The announcement that the President has agreed to hold a referendum on Malawi's single-party constitution has allowed banned movements to come into the open and given leading Malawians the opportunity to oppose the ruling Malawi Congress Party.

Two political movements have emerged as Malawi's opposition: the Alliance for Democracy and the United Democratic Front. Although both parties play down any suggestion of antagonism, observers point out that there is mistrust between them. The Alliance for Democracy (AFORD) consists largely of exiles and has been operating outside the country. It is led by Chakufwa Chihana, a trade unionist who is facing trial for subversion, and sees itself as a pressure group for change rather than a political party. In contrast, the United Democratic Front has operated in secret until now but came into the open after the President's announcement. It is made up of former members of the ruling party and former ministers, some of whom have only recently quit the government. There is a feeling in AFORD that there is a strong element of opportunism in the Front. Both groupings are largely urban and professional, with little support in rural areas, where most Malawians live.

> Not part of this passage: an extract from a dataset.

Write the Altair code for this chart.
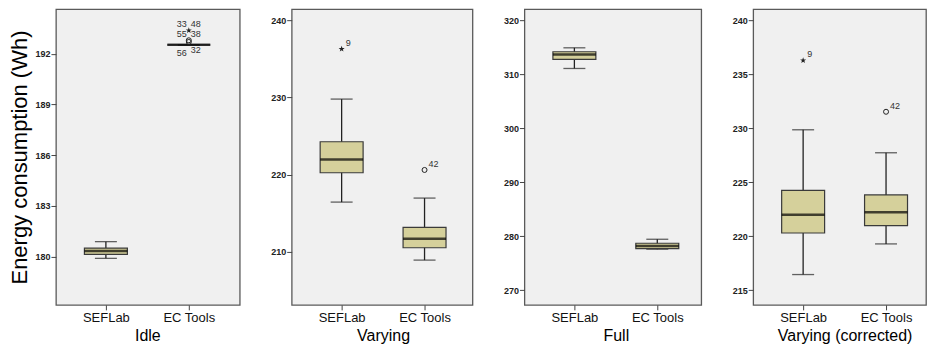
import altair as alt
import pandas as pd

panels = ["Idle", "Varying", "Full", "Varying (corrected)"]
groups = ["SEFLab", "EC Tools"]

# five-number summaries per panel: [SEFLab, EC Tools]
whisker_low = [[179.90, 192.53], [216.43, 208.90], [311.10, 277.60], [216.45, 219.29]]
q1 = [[180.14, 192.53], [220.24, 210.50], [312.80, 277.70], [220.30, 220.98]]
median = [[180.34, 192.53], [221.97, 211.67], [313.70, 278.20], [222.00, 222.22]]
q3 = [[180.51, 192.53], [224.26, 213.15], [314.20, 278.70], [224.26, 223.83]]
whisker_high = [[180.89, 192.53], [229.80, 216.95], [314.93, 279.44], [229.87, 227.74]]

# outliers
out_panel = [0, 0, 0, 1, 1, 3, 3]
out_group = ["EC Tools", "EC Tools", "EC Tools", "SEFLab", "EC Tools", "SEFLab", "EC Tools"]
out_value = [193.38, 192.80, 192.70, 236.30, 220.60, 236.30, 231.54]
out_kind = ["extreme", "outlier", "outlier", "extreme", "outlier", "extreme", "outlier"]

# case labels
lab_panel = [0, 0, 0, 0, 0, 0, 1, 1, 3, 3]
lab_group = ["EC Tools"] * 6 + ["SEFLab", "EC Tools", "SEFLab", "EC Tools"]
lab_value = [193.78, 193.78, 193.18, 193.18, 192.04, 192.24, 236.30, 220.60, 236.30, 231.54]
lab_text = ["33", "48", "55", "38", "56", "32", "9", "42", "9", "42"]
lab_side = ["left", "right", "left", "right", "left", "right", "upright", "upright", "upright", "upright"]

# axis settings per panel
y_domains = [[177.15, 194.64], [203.09, 241.47], [267.28, 322.09], [213.64, 241.05]]
y_ticks = [[180, 183, 186, 189, 192], [210, 220, 230, 240],
           [270, 280, 290, 300, 310, 320], [215, 220, 225, 230, 235, 240]]
widths = [184, 181, 177, 173]

FONT = "Liberation Sans"
BOX_FILL = "#d5d09b"
DARK = "#222222"
STAR = "M0,-1L0.24,-0.33L0.95,-0.31L0.38,0.12L0.59,0.81L0,0.4L-0.59,0.81L-0.38,0.12L-0.95,-0.31L-0.24,-0.33Z"

side_style = {"left": (-2, "right", 0), "right": (2, "left", 0), "upright": (4, "left", -6)}


def build_panel(i):
    box_df = pd.DataFrame({
        "group": groups,
        "lo": whisker_low[i],
        "q1": q1[i],
        "med": median[i],
        "q3": q3[i],
        "hi": whisker_high[i],
    })
    out_df = pd.DataFrame({"panel": out_panel, "group": out_group,
                           "value": out_value, "kind": out_kind})
    out_df = out_df[out_df.panel == i]
    lab_df = pd.DataFrame({"panel": lab_panel, "group": lab_group, "value": lab_value,
                           "text": lab_text, "side": lab_side})
    lab_df = lab_df[lab_df.panel == i]

    xenc = alt.X("group:N", sort=groups,
                 scale=alt.Scale(type="point", range=[50, 133], padding=0),
                 axis=alt.Axis(title=panels[i], labelAngle=0))
    yscale = alt.Scale(domain=y_domains[i], nice=False, zero=False)
    yaxis = alt.Axis(values=y_ticks[i], grid=False,
                     title="Energy consumption (Wh)" if i == 0 else None)

    base = alt.Chart(box_df)
    whisk = base.mark_rule(color=DARK, strokeWidth=1.3).encode(
        x=xenc, y=alt.Y("lo:Q", scale=yscale, axis=yaxis), y2="hi:Q")
    cap_lo = base.mark_tick(color=DARK, size=22, thickness=1.3).encode(x=xenc, y="lo:Q")
    cap_hi = base.mark_tick(color=DARK, size=22, thickness=1.3).encode(x=xenc, y="hi:Q")
    box = base.mark_bar(size=43, fill=BOX_FILL, stroke="#3a3a3a", strokeWidth=1.2).encode(
        x=xenc, y="q1:Q", y2="q3:Q")
    med = base.mark_tick(color="#000000", size=43, thickness=2.5).encode(x=xenc, y="med:Q")

    layers = [whisk, cap_lo, cap_hi, box, med]

    if len(out_df):
        ext = alt.Chart(out_df[out_df.kind == "extreme"]).mark_point(
            shape=STAR, filled=True, color=DARK, size=40, opacity=1).encode(x=xenc, y="value:Q")
        outl = alt.Chart(out_df[out_df.kind == "outlier"]).mark_point(
            shape="circle", filled=False, color=DARK, size=25, strokeWidth=1, opacity=1).encode(
            x=xenc, y="value:Q")
        layers += [ext, outl]
    for side, (dx, align, dy) in side_style.items():
        sub = lab_df[lab_df.side == side]
        if len(sub):
            layers.append(alt.Chart(sub).mark_text(
                font=FONT, fontSize=9, color="#333333", align=align, dx=dx, dy=dy,
                baseline="middle").encode(x=xenc, y="value:Q", text="text:N"))

    return alt.layer(*layers).properties(width=widths[i], height=296)


chart = alt.hconcat(*[build_panel(i) for i in range(4)], spacing=52, bounds="flush").properties(
    padding={"left": 0, "top": 0, "right": 0, "bottom": 0}
).configure_view(
    fill="#f0f0f0", stroke="#5a5a5a", strokeWidth=1.3
).configure_axisX(
    domain=False, tickColor="#444444", tickSize=5, labelFont=FONT, labelFontSize=13,
    labelColor="#111111", labelPadding=2, titleFont=FONT, titleFontSize=16,
    titleFontWeight="normal", titleColor="#000000", titlePadding=3
).configure_axisY(
    domain=False, tickColor="#444444", tickSize=5, labelFont=FONT, labelFontSize=9,
    labelFontWeight="bold", labelColor="#222222", labelPadding=1, titleFont=FONT,
    titleFontSize=22, titleFontWeight="normal", titleColor="#000000", titlePadding=3
)

chart.save("out.html", embed_options={"renderer": "svg", "actions": False})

Both new movements will campaign for an early date for the referendum and for a 'yes' to multi-party democracy. President Banda's sudden announcement has served to undermine John Tembo, the man widely tipped to succeed him. The deeply unpopular Mr Tembo, a minister in the President's office, has been in the forefront of the campaign against multi- party democracy and must now change tack. Mr Tembo's only chance of coming to power would have been to seize control of the state after President Banda's death but an election would prevent that. At the moment he controls access to the President through his niece, Cecilia Kadzimira, described as 'Official Hostess' to the unmarried President.